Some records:
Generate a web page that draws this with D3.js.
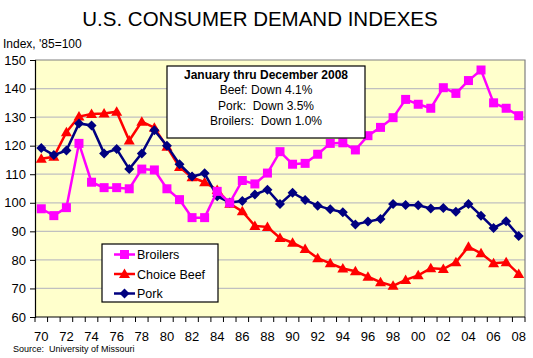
<!DOCTYPE html>
<html><head><meta charset="utf-8">
<script src="https://cdn.jsdelivr.net/npm/d3@7/dist/d3.min.js"></script>
<style>body{margin:0;background:#fff;} svg{display:block;font-family:"Liberation Sans",Arial,sans-serif;} text{white-space:pre;}</style>
</head><body>
<svg id="c" width="533" height="358"></svg>
<script>
const years = d3.range(1970, 2009);
const xTickLabels = ["70","72","74","76","78","80","82","84","86","88","90","92","94","96","98","00","02","04","06","08"];
const yTicks = [60,70,80,90,100,110,120,130,140,150];
const broilers = [97.9,95.5,98.3,120.8,107.2,105.3,105.3,104.9,111.8,111.5,104.9,101.1,94.8,94.8,104.0,100.0,107.8,106.6,110.4,117.9,113.5,113.8,117.0,120.8,121.0,118.5,123.5,126.4,129.8,136.2,134.5,133.1,140.3,138.3,142.8,146.5,135.0,133.1,130.5];
const beef = [115.4,116.1,124.7,130.2,131.1,131.3,131.9,121.8,128.4,126.3,119.6,112.5,108.9,107.2,104.5,99.7,97.0,91.9,91.5,87.7,86.0,83.8,80.6,78.8,77.0,76.0,74.1,72.2,70.9,73.0,74.6,77.1,76.8,79.2,84.6,82.3,78.8,79.2,75.1];
const pork = [119.2,116.7,118.3,127.8,127.1,117.3,118.8,111.8,117.3,125.4,120.0,113.5,109.2,110.3,102.3,100.1,100.6,102.9,104.6,99.6,103.5,101.0,99.0,97.7,96.7,92.4,93.4,94.3,99.6,99.2,99.1,98.0,98.2,96.9,99.6,95.5,91.2,93.5,88.4];
const seriesNames = ["Broilers","Choice Beef","Pork"];
const seriesColors = ["#FF00FF","#FF0000","#000080"];
const noteLines = ["January thru December 2008","Beef: Down 4.1%","Pork:  Down 3.5%","Broilers:  Down 1.0%"];

const svg = d3.select("#c");
const L=35, R=525, T=60, B=317;
const x = d3.scaleBand().domain(years).range([L,R]);
const y = d3.scaleLinear().domain([60,150]).range([B,T]);
const cx = d => x(d) + x.bandwidth()/2;

svg.append("text").attr("x",260).attr("y",26).attr("text-anchor","middle")
  .attr("font-size",20.5).attr("fill","#000").text("U.S. CONSUMER DEMAND INDEXES");
svg.append("text").attr("x",3).attr("y",48).attr("font-size",12).attr("fill","#000").text("Index, '85=100");

svg.append("rect").attr("x",L).attr("y",T).attr("width",R-L).attr("height",B-T).attr("fill","#FFFFCC");
svg.append("g").selectAll("line").data(yTicks.filter(v=>v>60 && v<150)).join("line")
  .attr("x1",L).attr("x2",R).attr("y1",d=>y(d)).attr("y2",d=>y(d)).attr("stroke","#C0C0C0").attr("stroke-width",1.2);
svg.append("path").attr("d",`M${L},${T}H${R}V${B}`).attr("fill","none").attr("stroke","#808080").attr("stroke-width",1.2);

// Y axis
const ya = svg.append("g").attr("transform",`translate(${L},0)`)
  .call(d3.axisLeft(y).tickValues(yTicks).tickSize(5).tickPadding(4));
ya.select(".domain").attr("stroke","#000").attr("stroke-width",1.2);
ya.selectAll("line").attr("stroke","#000");
ya.selectAll("text").attr("font-size",13).attr("font-family","Liberation Sans, Arial").attr("fill","#000");

// X axis
const xa = svg.append("g").attr("transform",`translate(0,${B})`)
  .call(d3.axisBottom(x).tickValues(years.filter((d,i)=>i%2===0)).tickFormat(d=>xTickLabels[(d-1970)/2]).tickSize(0).tickPadding(15));
xa.select(".domain").remove();
xa.selectAll("text").attr("font-size",13).attr("font-family","Liberation Sans, Arial").attr("fill","#000");
svg.append("line").attr("x1",L).attr("x2",R).attr("y1",B).attr("y2",B).attr("stroke","#000").attr("stroke-width",1.2);
svg.append("g").selectAll("line").data(d3.range(years.length+1)).join("line")
  .attr("x1",i=>L+i*x.step()).attr("x2",i=>L+i*x.step()).attr("y1",B).attr("y2",B+5).attr("stroke","#000");

const series = [broilers, beef, pork];
const line = d3.line().x((d,i)=>cx(years[i])).y(d=>y(d));
function marker(g, type, color, px, py){
  if(type===0) g.append("rect").attr("x",px-4.5).attr("y",py-4.5).attr("width",9).attr("height",9).attr("fill",color);
  else if(type===1) g.append("path").attr("d",`M${px},${py-5.5}L${px+5.5},${py+4}L${px-5.5},${py+4}Z`).attr("fill",color);
  else g.append("path").attr("d",`M${px},${py-5}L${px+5},${py}L${px},${py+5}L${px-5},${py}Z`).attr("fill",color);
}
[1,2,0].forEach(k=>{
  const g = svg.append("g");
  g.append("path").datum(series[k]).attr("d",line).attr("fill","none").attr("stroke",seriesColors[k]).attr("stroke-width",2.5);
  series[k].forEach((v,i)=>marker(g,k,seriesColors[k],cx(years[i]),y(v)));
});

// note box
const nb = svg.append("g");
nb.append("rect").attr("x",167).attr("y",66).attr("width",198).attr("height",72).attr("fill","#fff").attr("stroke","#000").attr("stroke-width",1.2);
noteLines.forEach((t,i)=>nb.append("text").attr("x",266).attr("y",79+i*15.3).attr("text-anchor","middle")
  .attr("xml:space","preserve").attr("font-size",12).attr("font-weight",i===0?"bold":"normal").attr("fill","#000").text(t));

// legend
const lg = svg.append("g");
lg.append("rect").attr("x",102).attr("y",244).attr("width",116).attr("height",58).attr("fill","#fff").attr("stroke","#000").attr("stroke-width",1.2);
seriesNames.forEach((n,k)=>{
  const yy = 254.5 + k*19.5;
  lg.append("line").attr("x1",114).attr("x2",135).attr("y1",yy).attr("y2",yy).attr("stroke",seriesColors[k]).attr("stroke-width",2.5);
  marker(lg,k,seriesColors[k],124.5,yy);
  lg.append("text").attr("x",137).attr("y",yy+4.5).attr("font-size",12.5).attr("fill","#000").text(n);
});

svg.append("text").attr("x",13).attr("y",352).attr("xml:space","preserve").attr("font-size",9).attr("fill","#000").text("Source:  University of Missouri");
</script>
</body></html>
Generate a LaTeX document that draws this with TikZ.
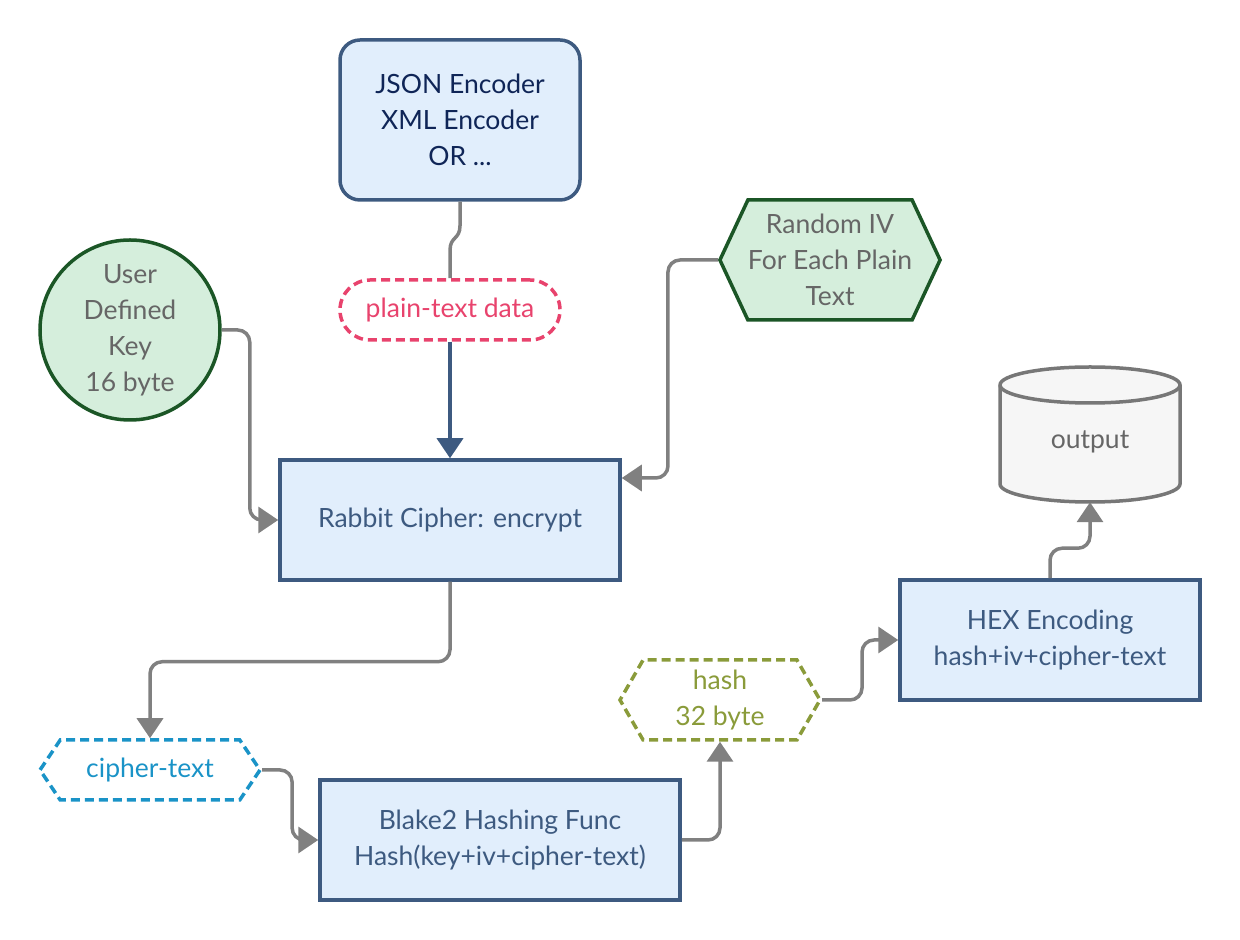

Goal:
Copy the material shown above in full and exactly. Skip the pictures.

Response below:
Generate a web page that draws this with D3.js.
<!DOCTYPE html>
<html><head><meta charset="utf-8">
<script src="https://cdn.jsdelivr.net/npm/d3@7/dist/d3.min.js"></script>
<style>body{margin:0;background:#fff;} svg{display:block;font-family:"Liberation Sans",Arial,sans-serif;} text{white-space:pre;}</style>
</head><body>
<svg id="c" width="533" height="358"></svg>
<script>
const years = d3.range(1970, 2009);
const xTickLabels = ["70","72","74","76","78","80","82","84","86","88","90","92","94","96","98","00","02","04","06","08"];
const yTicks = [60,70,80,90,100,110,120,130,140,150];
const broilers = [97.9,95.5,98.3,120.8,107.2,105.3,105.3,104.9,111.8,111.5,104.9,101.1,94.8,94.8,104.0,100.0,107.8,106.6,110.4,117.9,113.5,113.8,117.0,120.8,121.0,118.5,123.5,126.4,129.8,136.2,134.5,133.1,140.3,138.3,142.8,146.5,135.0,133.1,130.5];
const beef = [115.4,116.1,124.7,130.2,131.1,131.3,131.9,121.8,128.4,126.3,119.6,112.5,108.9,107.2,104.5,99.7,97.0,91.9,91.5,87.7,86.0,83.8,80.6,78.8,77.0,76.0,74.1,72.2,70.9,73.0,74.6,77.1,76.8,79.2,84.6,82.3,78.8,79.2,75.1];
const pork = [119.2,116.7,118.3,127.8,127.1,117.3,118.8,111.8,117.3,125.4,120.0,113.5,109.2,110.3,102.3,100.1,100.6,102.9,104.6,99.6,103.5,101.0,99.0,97.7,96.7,92.4,93.4,94.3,99.6,99.2,99.1,98.0,98.2,96.9,99.6,95.5,91.2,93.5,88.4];
const seriesNames = ["Broilers","Choice Beef","Pork"];
const seriesColors = ["#FF00FF","#FF0000","#000080"];
const noteLines = ["January thru December 2008","Beef: Down 4.1%","Pork:  Down 3.5%","Broilers:  Down 1.0%"];

const svg = d3.select("#c");
const L=35, R=525, T=60, B=317;
const x = d3.scaleBand().domain(years).range([L,R]);
const y = d3.scaleLinear().domain([60,150]).range([B,T]);
const cx = d => x(d) + x.bandwidth()/2;

svg.append("text").attr("x",260).attr("y",26).attr("text-anchor","middle")
  .attr("font-size",20.5).attr("fill","#000").text("U.S. CONSUMER DEMAND INDEXES");
svg.append("text").attr("x",3).attr("y",48).attr("font-size",12).attr("fill","#000").text("Index, '85=100");

svg.append("rect").attr("x",L).attr("y",T).attr("width",R-L).attr("height",B-T).attr("fill","#FFFFCC");
svg.append("g").selectAll("line").data(yTicks.filter(v=>v>60 && v<150)).join("line")
  .attr("x1",L).attr("x2",R).attr("y1",d=>y(d)).attr("y2",d=>y(d)).attr("stroke","#C0C0C0").attr("stroke-width",1.2);
svg.append("path").attr("d",`M${L},${T}H${R}V${B}`).attr("fill","none").attr("stroke","#808080").attr("stroke-width",1.2);

// Y axis
const ya = svg.append("g").attr("transform",`translate(${L},0)`)
  .call(d3.axisLeft(y).tickValues(yTicks).tickSize(5).tickPadding(4));
ya.select(".domain").attr("stroke","#000").attr("stroke-width",1.2);
ya.selectAll("line").attr("stroke","#000");
ya.selectAll("text").attr("font-size",13).attr("font-family","Liberation Sans, Arial").attr("fill","#000");

// X axis
const xa = svg.append("g").attr("transform",`translate(0,${B})`)
  .call(d3.axisBottom(x).tickValues(years.filter((d,i)=>i%2===0)).tickFormat(d=>xTickLabels[(d-1970)/2]).tickSize(0).tickPadding(15));
xa.select(".domain").remove();
xa.selectAll("text").attr("font-size",13).attr("font-family","Liberation Sans, Arial").attr("fill","#000");
svg.append("line").attr("x1",L).attr("x2",R).attr("y1",B).attr("y2",B).attr("stroke","#000").attr("stroke-width",1.2);
svg.append("g").selectAll("line").data(d3.range(years.length+1)).join("line")
  .attr("x1",i=>L+i*x.step()).attr("x2",i=>L+i*x.step()).attr("y1",B).attr("y2",B+5).attr("stroke","#000");

const series = [broilers, beef, pork];
const line = d3.line().x((d,i)=>cx(years[i])).y(d=>y(d));
function marker(g, type, color, px, py){
  if(type===0) g.append("rect").attr("x",px-4.5).attr("y",py-4.5).attr("width",9).attr("height",9).attr("fill",color);
  else if(type===1) g.append("path").attr("d",`M${px},${py-5.5}L${px+5.5},${py+4}L${px-5.5},${py+4}Z`).attr("fill",color);
  else g.append("path").attr("d",`M${px},${py-5}L${px+5},${py}L${px},${py+5}L${px-5},${py}Z`).attr("fill",color);
}
[1,2,0].forEach(k=>{
  const g = svg.append("g");
  g.append("path").datum(series[k]).attr("d",line).attr("fill","none").attr("stroke",seriesColors[k]).attr("stroke-width",2.5);
  series[k].forEach((v,i)=>marker(g,k,seriesColors[k],cx(years[i]),y(v)));
});

// note box
const nb = svg.append("g");
nb.append("rect").attr("x",167).attr("y",66).attr("width",198).attr("height",72).attr("fill","#fff").attr("stroke","#000").attr("stroke-width",1.2);
noteLines.forEach((t,i)=>nb.append("text").attr("x",266).attr("y",79+i*15.3).attr("text-anchor","middle")
  .attr("xml:space","preserve").attr("font-size",12).attr("font-weight",i===0?"bold":"normal").attr("fill","#000").text(t));

// legend
const lg = svg.append("g");
lg.append("rect").attr("x",102).attr("y",244).attr("width",116).attr("height",58).attr("fill","#fff").attr("stroke","#000").attr("stroke-width",1.2);
seriesNames.forEach((n,k)=>{
  const yy = 254.5 + k*19.5;
  lg.append("line").attr("x1",114).attr("x2",135).attr("y1",yy).attr("y2",yy).attr("stroke",seriesColors[k]).attr("stroke-width",2.5);
  marker(lg,k,seriesColors[k],124.5,yy);
  lg.append("text").attr("x",137).attr("y",yy+4.5).attr("font-size",12.5).attr("fill","#000").text(n);
});

svg.append("text").attr("x",13).attr("y",352).attr("xml:space","preserve").attr("font-size",9).attr("fill","#000").text("Source:  University of Missouri");
</script>
</body></html>
Generate a LaTeX document that draws this with TikZ.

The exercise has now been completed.